Dans les amphis universitaires et les classes du secondaire, nous dit-on, les
élèves et les étudiants, des sciences humaines notamment, attendent toujours de
l’enseignant une histoire bien ficelée. Un cours magistral rôdé. Bien construit.
Captivant. Fluide. Qui coule de source. Sans trop d’efforts. Bref, un petit
bijou pédagogique où le débit, le ton, le choix des mots, les répétitions et les
récapitulations doivent être au firmament de l’excellence. C’est la vision
pédagogique d’une e-génération, douée pour la fulgurance, née avec un clavier au
bout des doigts et qui considère Internet comme un meilleur terrain de jeux, de
communication et de savoir.
Autrement dit, quelle relation pédagogique établir dans une époque charnière
entre la société du livre et la société numérique?
«Ils viennent en cours comme ils vont au cinéma pour voir un film.
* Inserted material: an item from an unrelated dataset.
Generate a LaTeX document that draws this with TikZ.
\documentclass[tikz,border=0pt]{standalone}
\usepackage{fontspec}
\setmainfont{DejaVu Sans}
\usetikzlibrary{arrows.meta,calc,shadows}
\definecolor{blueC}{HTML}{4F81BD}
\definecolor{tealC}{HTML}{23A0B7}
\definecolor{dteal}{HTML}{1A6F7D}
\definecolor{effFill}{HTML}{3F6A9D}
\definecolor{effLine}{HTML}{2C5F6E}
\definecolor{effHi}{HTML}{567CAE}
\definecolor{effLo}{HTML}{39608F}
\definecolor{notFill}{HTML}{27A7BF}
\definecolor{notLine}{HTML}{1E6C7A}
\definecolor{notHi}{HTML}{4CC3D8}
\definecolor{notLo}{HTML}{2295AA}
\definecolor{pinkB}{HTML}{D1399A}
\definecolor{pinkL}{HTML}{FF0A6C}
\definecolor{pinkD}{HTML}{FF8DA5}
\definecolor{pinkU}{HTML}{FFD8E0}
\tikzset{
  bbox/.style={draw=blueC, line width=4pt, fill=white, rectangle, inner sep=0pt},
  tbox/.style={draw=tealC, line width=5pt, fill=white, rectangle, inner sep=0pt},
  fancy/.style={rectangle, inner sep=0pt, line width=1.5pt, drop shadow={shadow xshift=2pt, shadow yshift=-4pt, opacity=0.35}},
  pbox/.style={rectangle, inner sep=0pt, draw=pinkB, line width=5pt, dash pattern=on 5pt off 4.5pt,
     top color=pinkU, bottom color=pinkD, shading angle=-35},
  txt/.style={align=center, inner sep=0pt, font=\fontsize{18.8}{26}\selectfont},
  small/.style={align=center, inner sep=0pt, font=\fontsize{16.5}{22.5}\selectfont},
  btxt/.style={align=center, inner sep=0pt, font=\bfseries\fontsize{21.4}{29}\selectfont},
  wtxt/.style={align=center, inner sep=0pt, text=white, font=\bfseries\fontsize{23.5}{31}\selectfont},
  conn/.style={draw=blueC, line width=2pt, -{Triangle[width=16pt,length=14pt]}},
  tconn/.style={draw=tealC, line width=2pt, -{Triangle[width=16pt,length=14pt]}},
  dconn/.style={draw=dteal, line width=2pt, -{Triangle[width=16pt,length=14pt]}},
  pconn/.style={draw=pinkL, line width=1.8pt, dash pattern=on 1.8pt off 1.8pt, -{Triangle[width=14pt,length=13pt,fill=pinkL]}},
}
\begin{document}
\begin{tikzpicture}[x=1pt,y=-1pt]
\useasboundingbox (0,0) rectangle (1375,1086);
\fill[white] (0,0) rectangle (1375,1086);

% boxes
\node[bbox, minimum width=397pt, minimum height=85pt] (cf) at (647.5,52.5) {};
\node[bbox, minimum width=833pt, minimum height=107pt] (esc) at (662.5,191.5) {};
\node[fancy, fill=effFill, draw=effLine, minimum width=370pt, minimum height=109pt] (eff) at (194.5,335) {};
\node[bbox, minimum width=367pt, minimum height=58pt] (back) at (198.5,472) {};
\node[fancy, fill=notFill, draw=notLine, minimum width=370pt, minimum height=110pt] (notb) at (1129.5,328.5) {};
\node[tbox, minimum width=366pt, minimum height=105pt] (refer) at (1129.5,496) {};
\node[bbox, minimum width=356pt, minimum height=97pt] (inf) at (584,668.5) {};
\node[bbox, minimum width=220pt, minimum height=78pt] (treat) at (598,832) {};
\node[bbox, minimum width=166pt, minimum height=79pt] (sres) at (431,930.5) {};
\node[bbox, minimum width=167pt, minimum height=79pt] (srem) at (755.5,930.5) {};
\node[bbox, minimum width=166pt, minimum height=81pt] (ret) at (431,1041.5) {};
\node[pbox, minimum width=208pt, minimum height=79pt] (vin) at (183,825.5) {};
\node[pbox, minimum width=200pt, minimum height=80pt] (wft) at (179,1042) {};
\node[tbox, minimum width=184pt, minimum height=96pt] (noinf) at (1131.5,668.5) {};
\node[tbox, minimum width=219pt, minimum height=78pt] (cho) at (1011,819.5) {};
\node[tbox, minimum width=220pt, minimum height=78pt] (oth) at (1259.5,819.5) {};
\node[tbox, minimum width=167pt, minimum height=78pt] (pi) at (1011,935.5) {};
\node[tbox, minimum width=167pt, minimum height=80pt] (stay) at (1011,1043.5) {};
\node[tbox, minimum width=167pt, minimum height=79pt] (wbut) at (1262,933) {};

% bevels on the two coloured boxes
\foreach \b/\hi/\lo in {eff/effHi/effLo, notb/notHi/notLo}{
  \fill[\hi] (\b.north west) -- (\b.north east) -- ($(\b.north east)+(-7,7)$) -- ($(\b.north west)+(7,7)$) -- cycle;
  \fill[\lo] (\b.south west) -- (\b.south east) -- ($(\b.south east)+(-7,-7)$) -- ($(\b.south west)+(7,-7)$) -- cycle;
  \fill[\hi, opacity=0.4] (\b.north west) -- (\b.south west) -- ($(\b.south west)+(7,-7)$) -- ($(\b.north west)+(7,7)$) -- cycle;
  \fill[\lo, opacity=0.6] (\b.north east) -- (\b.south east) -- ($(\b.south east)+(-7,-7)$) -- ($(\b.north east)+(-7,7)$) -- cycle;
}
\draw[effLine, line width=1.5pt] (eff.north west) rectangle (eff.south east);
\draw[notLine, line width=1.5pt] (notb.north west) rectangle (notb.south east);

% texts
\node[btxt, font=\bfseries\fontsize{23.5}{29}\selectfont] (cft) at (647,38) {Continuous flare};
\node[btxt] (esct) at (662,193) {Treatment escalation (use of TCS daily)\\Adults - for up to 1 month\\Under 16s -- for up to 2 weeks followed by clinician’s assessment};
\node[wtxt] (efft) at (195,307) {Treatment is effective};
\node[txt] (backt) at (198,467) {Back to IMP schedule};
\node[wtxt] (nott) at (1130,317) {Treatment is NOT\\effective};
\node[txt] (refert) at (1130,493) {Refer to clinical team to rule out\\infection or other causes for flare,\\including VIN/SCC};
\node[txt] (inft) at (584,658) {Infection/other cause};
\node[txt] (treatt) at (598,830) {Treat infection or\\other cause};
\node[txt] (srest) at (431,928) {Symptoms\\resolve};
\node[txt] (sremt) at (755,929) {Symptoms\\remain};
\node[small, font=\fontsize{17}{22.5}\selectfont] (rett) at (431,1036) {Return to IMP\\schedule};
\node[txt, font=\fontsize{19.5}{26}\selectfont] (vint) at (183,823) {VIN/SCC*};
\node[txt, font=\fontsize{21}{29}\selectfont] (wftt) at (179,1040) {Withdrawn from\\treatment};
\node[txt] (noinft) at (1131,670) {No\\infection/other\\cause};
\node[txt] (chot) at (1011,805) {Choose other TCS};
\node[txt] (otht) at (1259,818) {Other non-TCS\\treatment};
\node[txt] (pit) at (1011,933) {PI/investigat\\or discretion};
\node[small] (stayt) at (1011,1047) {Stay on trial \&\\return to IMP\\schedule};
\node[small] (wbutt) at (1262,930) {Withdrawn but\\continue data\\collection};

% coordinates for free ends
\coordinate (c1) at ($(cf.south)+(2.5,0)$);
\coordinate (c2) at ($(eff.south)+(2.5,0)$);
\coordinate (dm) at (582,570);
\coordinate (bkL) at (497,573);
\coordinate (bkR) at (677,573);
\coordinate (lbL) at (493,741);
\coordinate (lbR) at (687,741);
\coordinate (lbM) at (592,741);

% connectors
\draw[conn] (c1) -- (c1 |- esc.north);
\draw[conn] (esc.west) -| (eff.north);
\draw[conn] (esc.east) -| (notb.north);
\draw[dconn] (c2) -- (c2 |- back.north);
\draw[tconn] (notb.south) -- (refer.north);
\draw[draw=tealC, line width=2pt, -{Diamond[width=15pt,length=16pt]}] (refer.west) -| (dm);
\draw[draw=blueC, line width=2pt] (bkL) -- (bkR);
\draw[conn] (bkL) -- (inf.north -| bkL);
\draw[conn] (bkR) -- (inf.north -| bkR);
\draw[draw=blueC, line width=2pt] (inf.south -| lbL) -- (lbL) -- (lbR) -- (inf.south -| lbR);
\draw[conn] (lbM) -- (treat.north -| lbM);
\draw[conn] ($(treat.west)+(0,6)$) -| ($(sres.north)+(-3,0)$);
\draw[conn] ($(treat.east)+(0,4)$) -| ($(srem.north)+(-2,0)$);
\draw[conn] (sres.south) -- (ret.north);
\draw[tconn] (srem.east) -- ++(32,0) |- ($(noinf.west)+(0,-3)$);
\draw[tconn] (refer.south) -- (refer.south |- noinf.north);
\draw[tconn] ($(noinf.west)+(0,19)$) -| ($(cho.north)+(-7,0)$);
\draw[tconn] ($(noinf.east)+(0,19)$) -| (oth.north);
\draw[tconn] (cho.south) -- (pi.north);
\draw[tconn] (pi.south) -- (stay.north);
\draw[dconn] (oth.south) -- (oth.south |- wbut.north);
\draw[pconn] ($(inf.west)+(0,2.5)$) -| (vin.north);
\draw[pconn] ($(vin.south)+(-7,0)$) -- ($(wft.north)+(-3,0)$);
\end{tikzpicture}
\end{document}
L’enjeu est
donc de capter leur attention, de jouer en permanence sur leur motivation»,
souligne un professeur aujourd’hui à la retraite. Capter l’attention… Une
gageure avec des jeunes qui, enserrés dans le monde virtuel de l’Internet,
englués dans la morgue du bombardement médiatique et la balourdise idéologique
des uns et des autres, depuis le triomphe de la révolution du Jasmin, écoutent
tout d’abord l’enseignant d’une oreille distraite avant de commencer par prendre
des notes au bout d’une demi-heure. Sans stigmatiser ou antagoniser quiconque,
il s’agit à ce moment là d’enclencher le cercle vertueux de l’interactivité.
D’où ces questions affinées progressivement. Avec des morceaux de réponses
s’emboîtant. Miracle! Les
étudiants se prennent en main. S’autogèrent. On les
laisse se confronter aux problèmes, ensuite, on leur donne des pistes. Parfois
des clés.
«Quoi qu’il en soit, le tout est de savoir s’y prendre, au quotidien, avec eux.
En les bousculant dans leur confort, s’il le faut», affirme notre interlocuteur,
qui estime agir ainsi comme un acteur puisque dès le début du cours,
explique-t-il, les apprenants sont mis sous tension.
«Pour lutter contre leur passivité, j’apostrophe, j’interpelle, je valorise et
je stimule», conclut notre vis-à -vis, pour qui la génération clavier et souris
exige des modes d’approche différents. Le professeur doit bouger pour gagner la
confiance, secouer les léthargies et descendre «dans la fosse». Au milieu de son
auditoire. Dans les travées. Et pousser les récalcitrants dans leurs derniers
retranchements. Evidemment, les timides peuvent vivre cela comme une agression.
Mais le partage est au bout de la descente. Du mixage des idées. Car une bribe
de réponse est souvent là pour homogénéiser la classe. Et relancer le débat.
Finalement, tout repose sur la motivation. Il faut savoir séduire. Inventer de
nouvelles manières d’enseigner. Dépasser l’immédiateté. Inciter au travail
scolaire collaboratif. Trouver de nouvelles scénarisations de cours. Accompagner
plus que diriger. Créer, chez l’apprenant, le déclic de la compréhension.
Coacher en classe et en ligne. Distiller des conseils. Dire des anecdotes. Car
les élèves et les étudiants attendent du prof des initiatives et des
connaissances. Certes… Mais ils veulent rire aussi. Et réussir… Autant de moyens
pour s’élever. Puisque la grandeur, disait André Malraux, est dans les questions
qui s’agitent et les destins qui se préparent.